Excellence in Teaching Award

This award for Excellent in Teaching goes to a faculty member* from one of the following colleges: 

  • Business and Economics
  • Fairhaven College of Interdisciplinary Studies
  • Fine and Performing Arts
  • The College of the Environment
  • Woodring College of Education

*Please Note: Only Assistant Professors, Associate Professors, or Professors are eligible for this award. (Instructors, Lecturers, Senior Instructors are not eligible. Please check the staff directory for faculty titles.)

Selection Criteria

The criteria that will be considered include:

  • Inspirational/Transformational and value of learning for career/life decisions/etc.
  • Vision, purpose, and intentionality for teaching
  • Engagement beyond class, mentoring student (students, other faculty, etc.)
  • Innovative pedagogy, continual development
  • Overall awesomeness


The award recipient will be presented with a Western medallion award at the Celebration of Excellence Awards in May. This award also includes a payment of $2,500, made possible by the Western Washington University Foundation. (Please note: for each payment, the University also contributes approximately $1,553.66 for tax related deductibles plus benefits for a total expenditure of approximately $3,553 per award).

Award Administration

The College of the Environment and Woodring College of Education (rotates)

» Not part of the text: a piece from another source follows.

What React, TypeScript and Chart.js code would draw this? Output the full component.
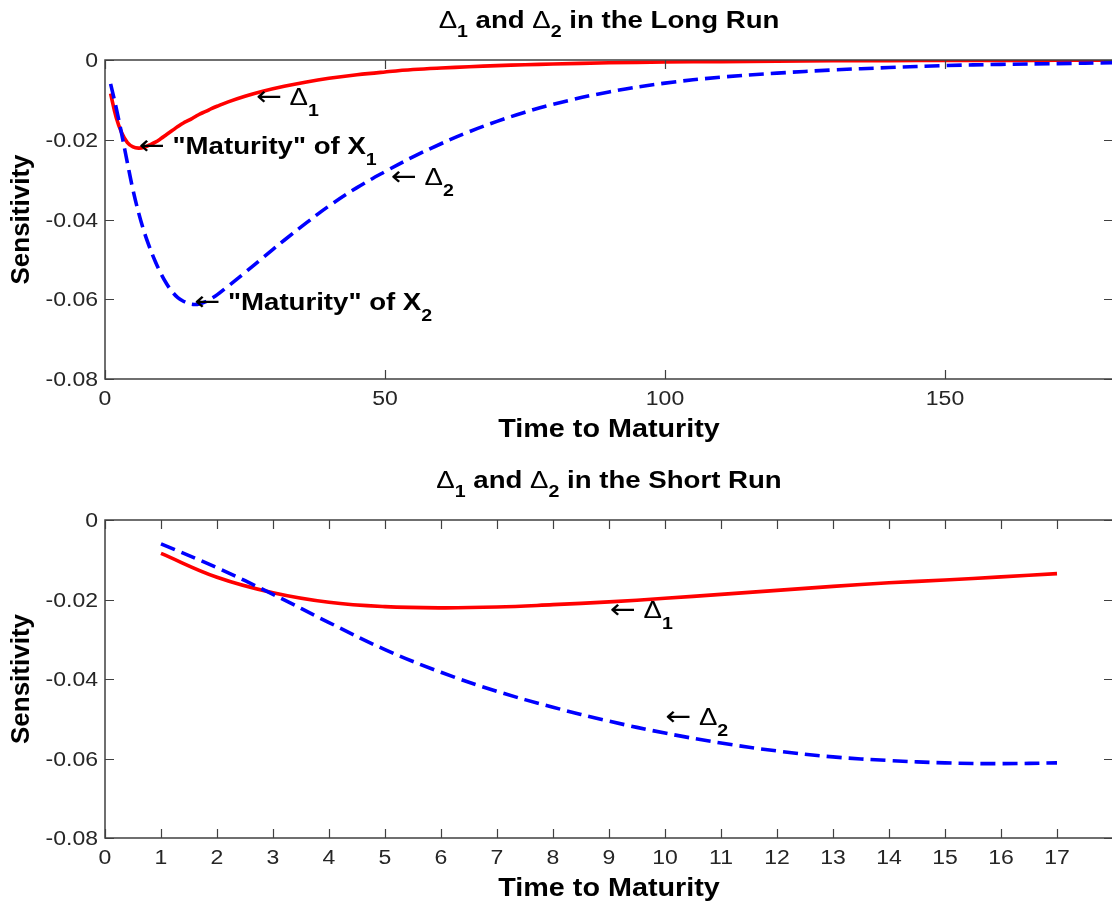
import React, { useEffect, useRef } from 'react';
import { Chart, registerables } from 'chart.js';

Chart.register(...registerables);

// ---------------- data ----------------
const longTimes = [1, 2, 3, 4, 5, 6, 7, 8, 9, 10, 11, 12, 13, 14, 15, 16, 17, 18, 19, 20, 22, 25, 28, 32, 36, 40, 45, 50, 55, 60, 65, 70, 75, 80, 90, 100, 110, 120, 130, 140, 150, 160, 170, 180];
const longDelta1 = [-0.0084, -0.0144, -0.0183, -0.0207, -0.0218, -0.0221, -0.0219, -0.0213, -0.0206, -0.0197, -0.0187, -0.0177, -0.0167, -0.0158, -0.0151, -0.0143, -0.0135, -0.0129, -0.0122, -0.0116, -0.0105, -0.0091, -0.0079, -0.0066, -0.0055, -0.0046, -0.0037, -0.0030, -0.0024, -0.0020, -0.0017, -0.0014, -0.0012, -0.0010, -0.0007, -0.0005, -0.0004, -0.0003, -0.0002, -0.00015, -0.0001, -0.0001, -0.00007, -0.00005];
const longDelta2 = [-0.0060, -0.0120, -0.0187, -0.0258, -0.0326, -0.0383, -0.0431, -0.0471, -0.0506, -0.0536, -0.0561, -0.0581, -0.0596, -0.0605, -0.0611, -0.0613, -0.0611, -0.0606, -0.0598, -0.0589, -0.0567, -0.0533, -0.0498, -0.0452, -0.0408, -0.0366, -0.0320, -0.0280, -0.0243, -0.0210, -0.0180, -0.0154, -0.0131, -0.0111, -0.0080, -0.0058, -0.0043, -0.0033, -0.0025, -0.0019, -0.0014, -0.0011, -0.0009, -0.0007];

const shortTimes = [1, 2, 3, 4, 5, 6, 7, 8, 9, 10, 11, 12, 13, 14, 15, 16, 17];
const shortDelta1 = [-0.0084, -0.0144, -0.0183, -0.0207, -0.0218, -0.0221, -0.0219, -0.0213, -0.0206, -0.0197, -0.0187, -0.0177, -0.0167, -0.0158, -0.0151, -0.0143, -0.0135];
const shortDelta2 = [-0.0060, -0.0120, -0.0187, -0.0258, -0.0326, -0.0383, -0.0431, -0.0471, -0.0506, -0.0536, -0.0561, -0.0581, -0.0596, -0.0605, -0.0611, -0.0613, -0.0611];

const longXTicks = [0, 50, 100, 150];
const shortXTicks = [0, 1, 2, 3, 4, 5, 6, 7, 8, 9, 10, 11, 12, 13, 14, 15, 16, 17];
const yTicks = [0, -0.02, -0.04, -0.06, -0.08];
const yTickLabels = ['0', '-0.02', '-0.04', '-0.06', '-0.08'];

const longRange = [0, 180];
const shortRange = [0, 18];
const yRange = [-0.08, 0];

const xAxisTitle = 'Time to Maturity';
const yAxisTitle = 'Sensitivity';

// ---------------- text helpers ----------------
type Seg = { t: string; size: number; bold?: boolean; dy?: number; family?: string };
const FAMILY = '"Liberation Sans", Arial, Helvetica, sans-serif';
const ARROW_FAMILY = '"DejaVu Sans", sans-serif';
const SX = 1.15;

const big = (t: string, bold = true): Seg => ({ t, size: 24, bold });
const sub = (t: string, dy = 11): Seg => ({ t, size: 17, bold: true, dy });
const arrow: Seg = { t: '←', size: 27, bold: false, family: ARROW_FAMILY };

const longTitle: Seg[] = [big('Δ', false), sub('1', 9), big(' and '), big('Δ', false), sub('2', 9), big(' in the Long Run')];
const shortTitle: Seg[] = [big('Δ', false), sub('1', 9), big(' and '), big('Δ', false), sub('2', 9), big(' in the Short Run')];

const d1Label: Seg[] = [arrow, big(' ', true), big('Δ', false), sub('1')];
const d2Label: Seg[] = [arrow, big(' ', true), big('Δ', false), sub('2')];
const mat1Label: Seg[] = [arrow, big(' "Maturity" of X'), sub('1')];
const mat2Label: Seg[] = [arrow, big(' "Maturity" of X'), sub('2')];

type Ann = { x: number; y: number; segs: Seg[] };
const longAnnotations: Ann[] = [
  { x: 27.3, y: -0.0094, segs: d1Label },
  { x: 6.4, y: -0.0216, segs: mat1Label },
  { x: 51.4, y: -0.0293, segs: d2Label },
  { x: 16.3, y: -0.0607, segs: mat2Label },
];
const shortAnnotations: Ann[] = [
  { x: 9.05, y: -0.0226, segs: d1Label },
  { x: 10.04, y: -0.0495, segs: d2Label },
];

function fontOf(s: Seg) {
  return `${s.bold ? 'bold ' : ''}${s.size}px ${s.family || FAMILY}`;
}

function drawRich(ctx: CanvasRenderingContext2D, x: number, y: number, segs: Seg[], align: 'left' | 'center') {
  let w = 0;
  for (const s of segs) {
    ctx.font = fontOf(s);
    w += ctx.measureText(s.t).width;
  }
  ctx.save();
  ctx.translate(x, y);
  ctx.scale(SX, 1);
  ctx.textBaseline = 'alphabetic';
  ctx.textAlign = 'left';
  ctx.fillStyle = '#000';
  let cx = align === 'center' ? -w / 2 : 0;
  for (const s of segs) {
    ctx.font = fontOf(s);
    ctx.fillText(s.t, cx, s.dy || 0);
    cx += ctx.measureText(s.t).width;
  }
  ctx.restore();
}

function drawPlain(ctx: CanvasRenderingContext2D, text: string, x: number, y: number, font: string, align: CanvasTextAlign, color: string) {
  ctx.save();
  ctx.translate(x, y);
  ctx.scale(SX, 1);
  ctx.font = font;
  ctx.textAlign = align;
  ctx.textBaseline = 'alphabetic';
  ctx.fillStyle = color;
  ctx.fillText(text, 0, 0);
  ctx.restore();
}

type Deco = { title: Seg[]; xTicks: number[]; annotations: Ann[] };

function makeDecoPlugin(deco: Deco) {
  return {
    id: 'matlabDeco',
    afterDraw(chart: any) {
      const { ctx, chartArea: ca, scales } = chart;
      const xs = scales.x;
      const ys = scales.y;
      ctx.save();
      // box
      ctx.strokeStyle = '#404040';
      ctx.lineWidth = 1.5;
      ctx.beginPath();
      ctx.rect(ca.left, ca.top, ca.right - ca.left, ca.bottom - ca.top);
      ctx.stroke();
      // inward ticks
      ctx.lineWidth = 1.2;
      ctx.beginPath();
      for (const v of deco.xTicks) {
        const px = Math.round(xs.getPixelForValue(v)) + 0.5;
        ctx.moveTo(px, ca.bottom);
        ctx.lineTo(px, ca.bottom - 9);
        ctx.moveTo(px, ca.top);
        ctx.lineTo(px, ca.top + 9);
      }
      for (const v of yTicks) {
        const py = Math.round(ys.getPixelForValue(v)) + 0.5;
        ctx.moveTo(ca.left, py);
        ctx.lineTo(ca.left + 9, py);
        ctx.moveTo(ca.right, py);
        ctx.lineTo(ca.right - 9, py);
      }
      ctx.stroke();
      // tick labels
      const tickFont = `20px ${FAMILY}`;
      for (const v of deco.xTicks) {
        const px = xs.getPixelForValue(v);
        drawPlain(ctx, String(v), px, ca.bottom + 26, tickFont, 'center', '#262626');
      }
      yTicks.forEach((v, i) => {
        const py = ys.getPixelForValue(v);
        drawPlain(ctx, yTickLabels[i], ca.left - 7, py + 7, tickFont, 'right', '#262626');
      });
      // titles
      const cx = (ca.left + ca.right) / 2;
      drawRich(ctx, cx, ca.top - 32, deco.title, 'center');
      drawPlain(ctx, xAxisTitle, cx, ca.bottom + 58, `bold 25px ${FAMILY}`, 'center', '#000');
      ctx.save();
      ctx.translate(22, (ca.top + ca.bottom) / 2);
      ctx.rotate(-Math.PI / 2);
      ctx.font = `bold 26px ${FAMILY}`;
      ctx.textAlign = 'center';
      ctx.textBaseline = 'middle';
      ctx.fillStyle = '#000';
      ctx.fillText(yAxisTitle, 0, 0);
      ctx.restore();
      // annotations
      for (const a of deco.annotations) {
        const px = xs.getPixelForValue(a.x);
        const py = ys.getPixelForValue(a.y);
        drawRich(ctx, px - 2, py + 8, a.segs, 'left');
      }
      ctx.restore();
    },
  };
}

function buildConfig(times: number[], d1: number[], d2: number[], xRange: number[], deco: Deco, padTop: number, xAxisHeight: number) {
  return {
    type: 'line' as const,
    data: {
      datasets: [
        {
          label: 'Δ2',
          data: times.map((t, i) => ({ x: t, y: d2[i] })),
          borderColor: '#0000ff',
          borderWidth: 3.6,
          borderDash: [15, 7],
          pointRadius: 0,
          fill: false,
          tension: 0.4,
        },
        {
          label: 'Δ1',
          data: times.map((t, i) => ({ x: t, y: d1[i] })),
          borderColor: '#ff0000',
          borderWidth: 3.6,
          pointRadius: 0,
          fill: false,
          tension: 0.4,
        },
      ],
    },
    options: {
      responsive: false,
      animation: false as const,
      devicePixelRatio: 1,
      layout: { padding: { left: 0, right: 7, top: padTop, bottom: 0 } },
      plugins: { legend: { display: false }, tooltip: { enabled: false }, title: { display: false } },
      scales: {
        x: {
          type: 'linear' as const,
          min: xRange[0],
          max: xRange[1],
          grid: { display: false },
          border: { display: false },
          ticks: { display: false },
          afterFit: (s: any) => { s.height = xAxisHeight; },
        },
        y: {
          type: 'linear' as const,
          min: yRange[0],
          max: yRange[1],
          grid: { display: false },
          border: { display: false },
          ticks: { display: false },
          afterFit: (s: any) => { s.width = 105; },
        },
      },
    },
    plugins: [makeDecoPlugin(deco)],
  };
}

export default function App() {
  const topRef = useRef<HTMLCanvasElement>(null);
  const botRef = useRef<HTMLCanvasElement>(null);

  useEffect(() => {
    const c1 = new Chart(
      topRef.current as HTMLCanvasElement,
      buildConfig(longTimes, longDelta1, longDelta2, longRange, { title: longTitle, xTicks: longXTicks, annotations: longAnnotations }, 60, 450 - 379) as any
    );
    const c2 = new Chart(
      botRef.current as HTMLCanvasElement,
      buildConfig(shortTimes, shortDelta1, shortDelta2, shortRange, { title: shortTitle, xTicks: shortXTicks, annotations: shortAnnotations }, 70, 454 - 388) as any
    );
    return () => {
      c1.destroy();
      c2.destroy();
    };
  }, []);

  return (
    <div style={{ position: 'absolute', left: 0, top: 0, width: 1112, height: 904, overflow: 'hidden', background: '#fff' }}>
      <canvas ref={topRef} width={1120} height={450} style={{ position: 'absolute', left: 0, top: 0, width: 1120, height: 450 }} />
      <canvas ref={botRef} width={1120} height={454} style={{ position: 'absolute', left: 0, top: 450, width: 1120, height: 454 }} />
    </div>
  );
}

For 2024, the College of the Environment will be administering the award and the points of contact are Sarah Taylor, taylo337@wwu.edu and Elizabeth Serrano, serrane3@wwu.edu.

Nomination Process

Students, alumni, faculty and staff members are encouraged to nominate faculty members (Professors, Assistant Professors, or Associate Professors) for the Excellence in Teaching Award via the online nomination form by the deadline. Nominations for this award are now CLOSED. Thank you to those who took the time to nominate someone!


Aquila Flower wearing a WWU medallion on a neck ribbon with vibrant green trees in the background

Aquila Flower - Environmental Studies

Associate Professor Aquila Flower is a geographer and ecologist whose research focuses on the forest, alpine, and coastal ecosystems of the Salish Sea and Cascadia bioregions. Flower uses methods drawn from geographic information science (GIS), statistics, ecology, and dendrochronology to explore long-term patterns of environmental change. She is the author of numerous peer-reviewed publications as well as the fully open-access Salish Sea Atlas. 

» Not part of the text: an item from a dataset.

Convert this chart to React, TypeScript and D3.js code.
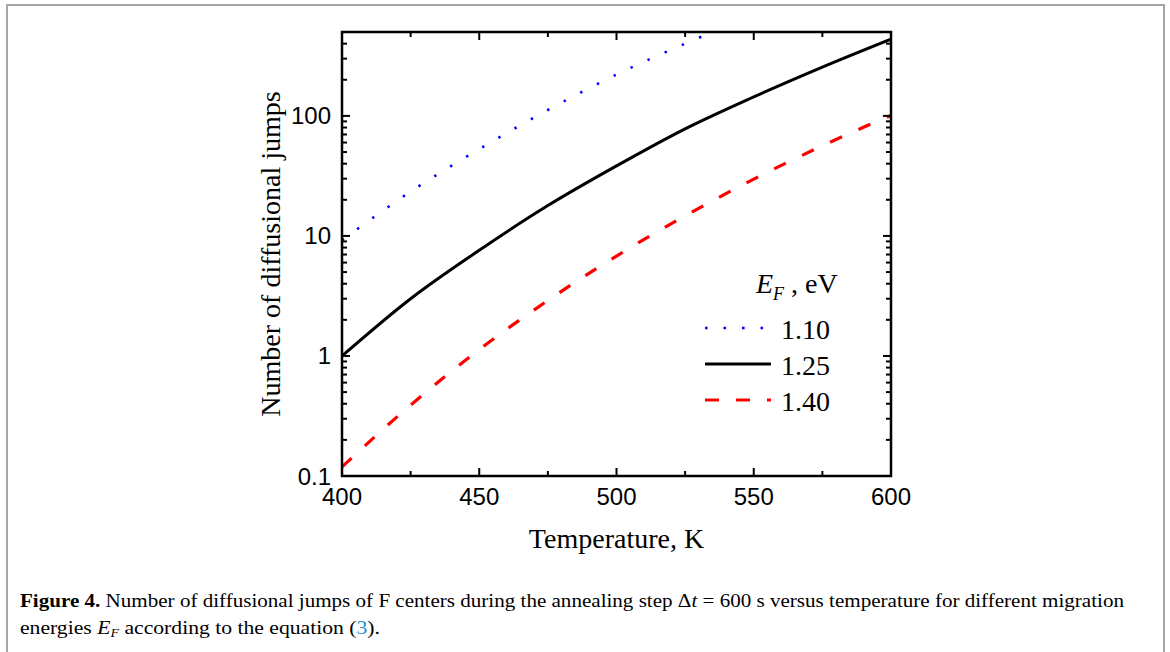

Flower teaches geography, GIS, climate science, and biogeography classes. She is the program lead and faculty advisor for WWU’s GIS certificate, GIS minor, and climate change minor. As a teacher, she is deeply committed to her students’ success both in the classroom and in their future careers as environmental professionals. She is fascinated by creative pedagogical approaches and uses a combination of alternative grading models, active learning strategies, incremental knowledge acquisition, and a range of technological tools to create an engaging, interactive, and empathetic classroom culture that fosters curiosity and critical thinking.  

Past Awardees

1 awardee(s) for this year

2022 Awardees

Dolores Calderón wearing WWU award medallion

Dolores Calderón - Fairhaven College of Interdisciplinary Studies

Dolores Calderón (J.D., Ph.D.) is an associate professor at Fairhaven College of Interdisciplinary Studies at Western Washington University. Calderón teaches in the Law, Diversity and Justice Program and the Education and Social Justice Minor. As a researcher who embodies the complicated subjectivities of the U.S./Mexico border—Mexican (arrivant/immigrant), Indigenous (Tigua Pueblo), and U.S. citizen—Calderón is interested in researching and participating in work that untangles and unpacks the complicated way multiple colonialisms impact decolonial practices in education, including the classroom.

She is from the El Paso/Juarez border region where her family (Mexican & Tigua) have lived since the 1680s. Her research interests include coloniality/settler colonialisms, land education, and border issues as they manifest themselves in educational contexts. Some of her research projects include examining how settler colonial ideologies manifest themselves social studies curriculum, in teacher education, and teacher professional development. As a firm believer that theory is best illuminated by engagement, she values the work educators do to concretize critical perspectives. Specifically, while Calderón’s teaching offers critical perspectives, Calderón emphasizes that theory is best illuminated by practice, encouraging students to explore engaged community and policy work.